A consortium of banks, led by Andhra Bank, wants to accept a 45% settlement offered by the absconding promoters and withdraw two defaulting companies of the Sterling group (Sterling Biotech and Sterling SEZ) from bankruptcy proceedings. The ED had strenuously objected to the withdrawal.
On 1st July, the ED indicated that it plans to expand this probe to the film industry, with which the star-struck promoters had close ties. The investigation could also lead to a top public sector bank chief and a powerful political family from Mumbai. This brazen misuse of LCs and bank credit would not have been possible without the active collusion of top bankers. In fact, Moneylife has documents from whistle-blowers that could indict some bankers.
Nirav Modi and Mehul Choksi: The action against Nirav Modi, the once high-flying jeweller who scooted after drilling a Rs13,700 crore hole in bank books, is relentless. While he remains incarcerated in London following government action, his assets in India have been attached and auctioned. Government agencies are now going after his overseas assets, built with funds siphoned from Indian banks. They have managed to get the Singapore High Court to order the freezing of a bank account of Nirav’s sister, Purvi Modi, and her husband with Rs44 crore.
Meanwhile Mehul Choksi, of Gitanjali Diamonds, who surrendered his Indian passport and acquired Antiguan citizenship, is also likely to face extradition. Mr Choksi owed over Rs14,000 crore to Punjab National Bank and, like Nirav Modi, had duped it through LC fraud.

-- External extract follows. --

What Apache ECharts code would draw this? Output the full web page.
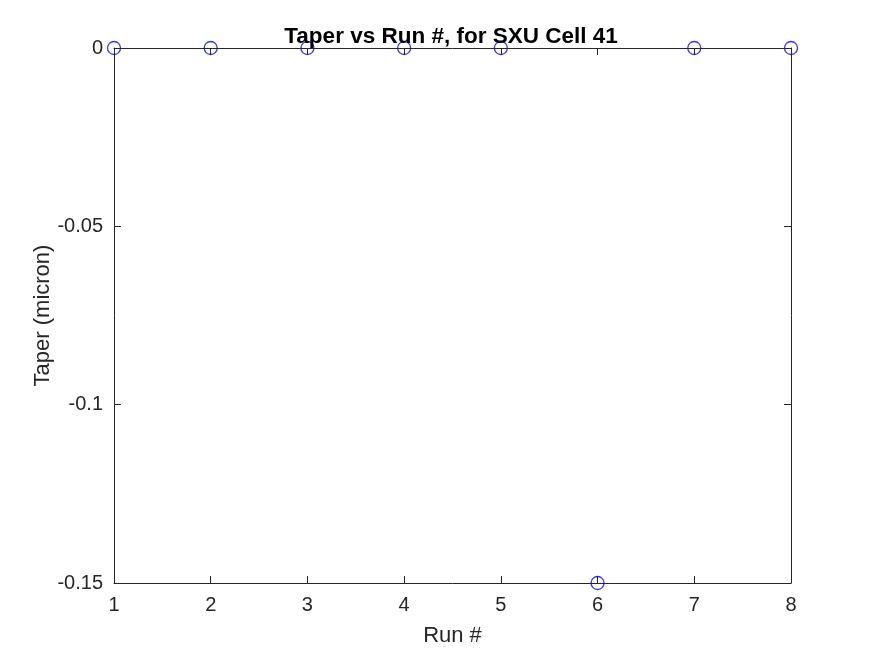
<!DOCTYPE html>
<html>
<head>
<meta charset="utf-8">
<script src="https://cdn.jsdelivr.net/npm/echarts@6/dist/echarts.min.js"></script>
<style>html,body{margin:0;padding:0;background:#fff}#c{width:875px;height:656px}</style>
</head>
<body>
<div id="c"></div>
<script>
const runs = [1, 2, 3, 4, 5, 6, 7, 8];
const taper = [0, 0, 0, 0, 0, -0.15, 0, 0];
const xTicks = [1, 2, 3, 4, 5, 6, 7, 8];
const yTickLabels = {'0': '0', '-0.05': '-0.05', '-0.1': '-0.1', '-0.15': '-0.15'};

const chart = echarts.init(document.getElementById('c'));
const axisCol = '#262626';
const font = 'Liberation Sans, Arial, Helvetica, sans-serif';
function fmtY(v){
  const r = Math.round(v*100)/100;
  const k = String(r);
  return yTickLabels[k] !== undefined ? yTickLabels[k] : k;
}
const baseAxis = {
  axisLine: {show: true, onZero: false, lineStyle: {color: axisCol, width: 1}},
  axisTick: {show: true, inside: true, length: 7, lineStyle: {color: axisCol, width: 1}},
  splitLine: {show: false},
  zlevel: 1,
  z: 10
};
chart.setOption({
  animation: false,
  backgroundColor: '#ffffff',
  title: {
    text: 'Taper vs Run #, for SXU Cell 41',
    left: 446, top: 20, textAlign: 'center',
    textStyle: {fontFamily: font, fontSize: 22.5, fontWeight: 'bold', color: '#000'}
  },
  grid: {left: 114, right: 84, top: 48, bottom: 73, containLabel: false},
  xAxis: [
    Object.assign({}, baseAxis, {
      type: 'value', min: 1, max: 8, interval: 1, position: 'bottom',
      name: 'Run #', nameLocation: 'middle', nameGap: 42, nameMoveOverlap: false,
      nameTextStyle: {fontFamily: font, fontSize: 22, color: axisCol},
      axisLabel: {fontFamily: font, fontSize: 20, color: axisCol, margin: 12,
        formatter: v => xTicks.includes(v) ? String(v) : ''}
    }),
    Object.assign({}, baseAxis, {
      type: 'value', min: 1, max: 8, interval: 1, position: 'top',
      axisLabel: {show: false}
    })
  ],
  yAxis: [
    Object.assign({}, baseAxis, {
      type: 'value', min: -0.15, max: 0, interval: 0.05, position: 'left',
      name: 'Taper (micron)', nameLocation: 'middle', nameGap: 60, nameRotate: 90, nameMoveOverlap: false,
      nameTextStyle: {fontFamily: font, fontSize: 22, color: axisCol},
      axisLabel: {fontFamily: font, fontSize: 20, color: axisCol, margin: 11, formatter: fmtY}
    }),
    Object.assign({}, baseAxis, {
      type: 'value', min: -0.15, max: 0, interval: 0.05, position: 'right',
      axisLabel: {show: false}
    })
  ],
  series: [{
    type: 'scatter',
    data: runs.map((r, i) => [r, taper[i]]),
    symbol: 'circle',
    symbolSize: 13,
    itemStyle: {color: 'rgba(0,0,0,0)', borderColor: '#0000ff', borderWidth: 1.3},
    clip: false,
    z: 1
  }]
});
</script>
</body>
</html>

The prime minister of Antigua has reportedly indicated that Mr Choksi would lose his newly acquired citizenship of that country and be repatriated to India. Mr Choksi, in long distance interviews, continues to blame the Bank. If he spills the beans on how the Bank colluded with him, hopefully some negligent bankers will also face the music.
Probably for the first time in India’s history, the government has used its clout and influence to bring back fraudsters, instead of helping stash money abroad! What a contrast from a Congress finance minister who told me he could do nothing about bringing a crony of Ketan Parekh back to India, even while he openly traded in India as a foreign institutional investor.
Winsome Diamonds: Until recently, one had believed that Jatin Mehta and family of Winsome Diamonds/ Suraj Diamonds had got away with their heist of bank funds. After duping banks of Rs7,000 crore, he scooted abroad to acquire the citizenship of St. Kitts, a tax haven in the Caribbean islands, and nobody seemed interested in pursuing him.
On 3rd July, the CBI raided 61 places across India, with a team of over 300 officials to go after various companies, but primarily Winsome Diamonds. It is unclear what they will do; but one expects this to lead to extradition efforts along the lines of Vijay Mallya, Nirav Modi and Mehul Choksi.
The Middling Fraudsters: On 3rd July CBI raided the second rung of industrialists, whose defaults are around Rs100 crore. These included Ludhiana-based Supreme Tex Mart (allegedly owes Rs143.25 crore to State Bank of India), Aegan Batteries (alleged loss caused to banks of Rs99 crore), Ramnanndi Hotels and Resorts Ltd (alleged loss Rs131.79 crore), Naftogaz India Pvt Ltd (owes Rs93 crore), SL Consumer Products (Rs55 crore loss), etc.
Such concerted actions make one optimistic, after a very long time, that the government is, indeed, serious about punishing corporate fraud by Indian industrialists. Many of them have built immense personal wealth, most of it stashed abroad, through rampant diversion of funds, inflated project costs and bribing and corrupting bankers and politicians. For many decades, they have dumped bad loans running into thousands of crores of rupees on banks, mainly PSBs, the cost of which was eventually borne by the people through repeated re-capitalisation of banks by the exchequer. Hopefully, this would be a thing of the past, because we need to restore confidence in the system.